Yes, after seeing the new version of "The Lone Ranger" I thought I would write and give some of my impressions of the movie. Having seen the television series back in the 60s when the Lone Ranger would ride through the black and white western scenery and shout, "Hi-yo Silver, Away!" weekly in answer to a person who asked, "Who was that masked man?" I thought I would share some of my thoughts regarding this new re-make of that western classic. I am not going to get very technical and describe the cinematography or try to analyze the intricacies of the film but I simply want to talk about the effect of movies on society today through the lens of this film.
I had seen an interview with Johnny Depp a couple weeks ago and learned that much of the movie was filmed in Colorado with the cast using Creede as their home base. I actually saw landscapes in the movie that reminded me of Colorado...bluffs and buttes and mesas that look very much like the southwestern part of the USA. I did not see anything that looked like Texas to me, even west Texas or Big Bend, although the opening of the movie said it was in "Colby, Texas" which must be a mythological setting because I cannot find a town in Texas with that name, even in Texas mythology. The opening setting in the fictional Colby was supposed to be where the transcontinental railroad was being built. Again, a historical non-fact--the transcontinental railroad did not go through Texas. It was built across the midwestern states and southern Wyoming to meet the other track coming from the west and they met in Promontory, Utah. Precisely, the eastern track started in Council Bluffs, Iowa and the western track began in Sacramental, CA and they met in Utah. Texas was way too far south to have anything to do with it. This is a movie, of course, so we can suspend our historical accuracy for the sake of the story, I suppose.
One thing that I do not like in movies is violence. I know this is a western so we must have cowboys and outlaws having a shoot out or two and even cowboys and Indians battling it out and both of those were included in the film. What I did not think was necessary was gratuitous violence and torture such as one outlaw cutting the heart out of a dying cowboy. I actually hid my eyes and could not watch that scene...the thought of it was too gory for my imagination much lest to see it depicted on the screen. I know this is an action movie but such gore is not necessary for general audiences, in my opinion. I detest violence, whether real or in films, and rarely go to movies that I know have a constant flow of violence in them.
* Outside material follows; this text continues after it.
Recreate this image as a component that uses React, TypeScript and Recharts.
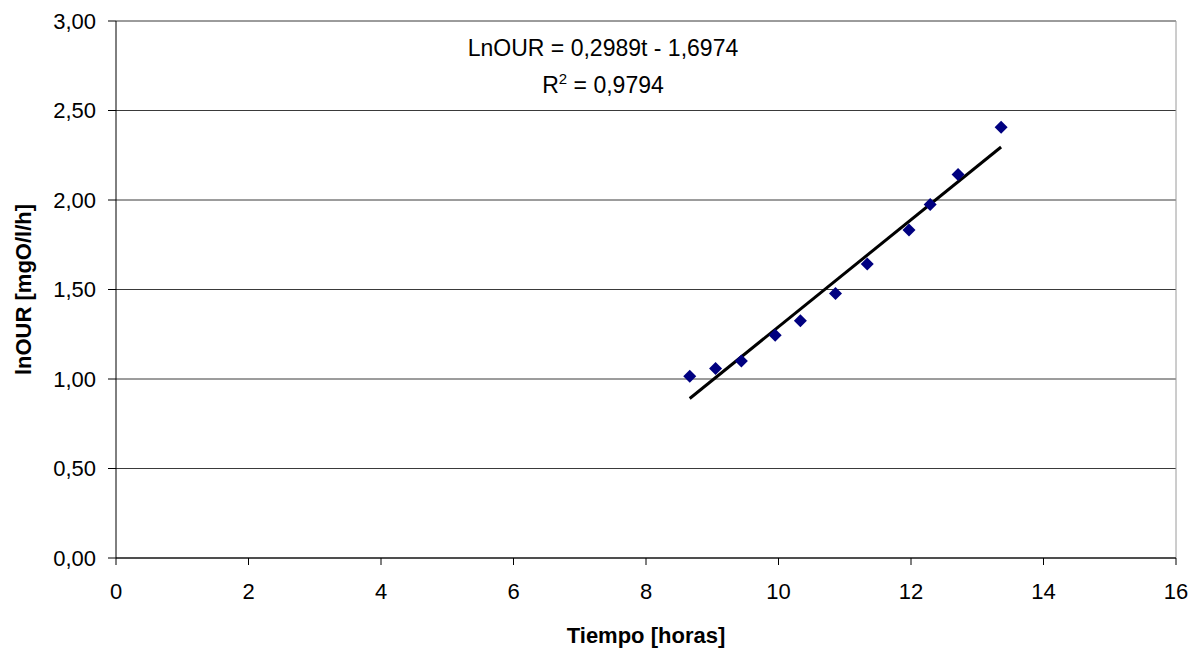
import React from 'react';
import { ScatterChart, Scatter, XAxis, YAxis, CartesianGrid, ReferenceLine } from 'recharts';

// measured points (Tiempo [horas], lnOUR)
const tiempo = [8.66, 9.05, 9.44, 9.95, 10.33, 10.86, 11.34, 11.97, 12.29, 12.71, 13.36];
const lnOur = [1.016, 1.059, 1.101, 1.245, 1.325, 1.478, 1.643, 1.832, 1.975, 2.143, 2.406];

// linear trend line ends
const trendX = [8.66, 13.36];
const trendY = [0.891, 2.296];

const xTicks = [0, 2, 4, 6, 8, 10, 12, 14, 16];
const yTicks = [0, 0.5, 1, 1.5, 2, 2.5, 3];

const FONT = '"Liberation Sans", Arial, sans-serif';

const points = tiempo.map((t, i) => ({ t, y: lnOur[i] }));
const trend = trendX.map((t, i) => ({ t, y: trendY[i] }));

const fmt = (v: number) => v.toFixed(2).replace('.', ',');

// square diamond like the spreadsheet marker
const Diamond = (props: any) => {
    const { cx, cy } = props;
    const r = 6.5;
    return <polygon points={`${cx},${cy - r} ${cx + r},${cy} ${cx},${cy + r} ${cx - r},${cy}`} fill="#000080" />;
};

export default function App() {
    return (
        <div style={{ position: 'absolute', left: 0, top: 0, width: 1202, height: 653, background: '#fff', fontFamily: FONT }}>
            <ScatterChart width={1202} height={653} margin={{ top: 21, right: 26, bottom: 0, left: 0 }}>
                <CartesianGrid vertical={false} stroke="#3a3a3a" strokeWidth={1} />
                <XAxis
                    type="number"
                    dataKey="t"
                    domain={[0, 16]}
                    ticks={xTicks}
                    height={95}
                    tickSize={7}
                    tickMargin={18}
                    stroke="#000"
                    tick={{ fill: '#000', fontSize: 22, fontFamily: FONT }}
                    label={{
                        content: ({ viewBox }: any) => (
                            <text x={viewBox.x + viewBox.width / 2} y={643} textAnchor="middle" fontSize={22} fontWeight="bold" fontFamily={FONT} fill="#000">
                                Tiempo [horas]
                            </text>
                        ),
                    }}
                />
                <YAxis
                    type="number"
                    dataKey="y"
                    domain={[0, 3]}
                    ticks={yTicks}
                    width={116}
                    tickSize={8}
                    tickMargin={12}
                    tickFormatter={fmt}
                    stroke="#000"
                    tick={{ fill: '#000', fontSize: 22, fontFamily: FONT }}
                    label={{
                        content: ({ viewBox }: any) => {
                            const cy = viewBox.y + viewBox.height / 2;
                            return (
                                <text x={23} y={cy} transform={`rotate(-90 23 ${cy})`} textAnchor="middle" dominantBaseline="central" fontSize={22} fontWeight="bold" fontFamily={FONT} fill="#000">
                                    lnOUR [mgO/l/h]
                                </text>
                            );
                        },
                    }}
                />
                <ReferenceLine y={3} stroke="#9a9a9a" />
                <ReferenceLine x={16} stroke="#9a9a9a" />
                <Scatter data={trend} line={{ stroke: '#000', strokeWidth: 3 }} shape={() => <g />} isAnimationActive={false} />
                <Scatter data={points} shape={Diamond} isAnimationActive={false} />
            </ScatterChart>
            <div style={{ position: 'absolute', left: 403, width: 400, top: 30, textAlign: 'center', fontSize: 23, lineHeight: '37px', color: '#000' }}>
                <div>LnOUR = 0,2989t - 1,6974</div>
                <div>
                    R<sup style={{ fontSize: 15, lineHeight: 0, verticalAlign: 9 }}>2</sup> = 0,9794
                </div>
            </div>
        </div>
    );
}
This movie is a bit like the old cliff-hangers of the melodramatic genre. The heroes of the film...The Lone Ranger and Tonto...were again and again in danger of dying, just to be rescues at the last moment by some miraculous act. I also liked the horse Silver and all the thing he could do that normal horses cannot do...such as ride on a roof or across the top of a moving train in order to rescue The Lone Ranger. Silver was called a Spirit Horse by Tonto so I guess he had special powers that ordinary horses do not.
The movie is way too long---2 1/2 hours---in case you have trouble sitting that long after drinking one of those large drinks at the movies. I have taught myself over the years never to drink at the movies because I cannot sit that long if I do. I am glad I saw it. It was a good comedy picture mixed in with all the action. Johnny Depp's Tonto is a good rendition of the character even though he is a bit goofy and not in the serious mode of the Tonto from the long ago television series but perhaps that is what the character is supposed to be for this particular show. I did not like the idea of him being an old man and working in a sideshow at the fair, though. That seemed rather cruel. Perhaps the movie was to point out the cruelty of humans and how that cruelty can be based on greed, as was evident in the picture.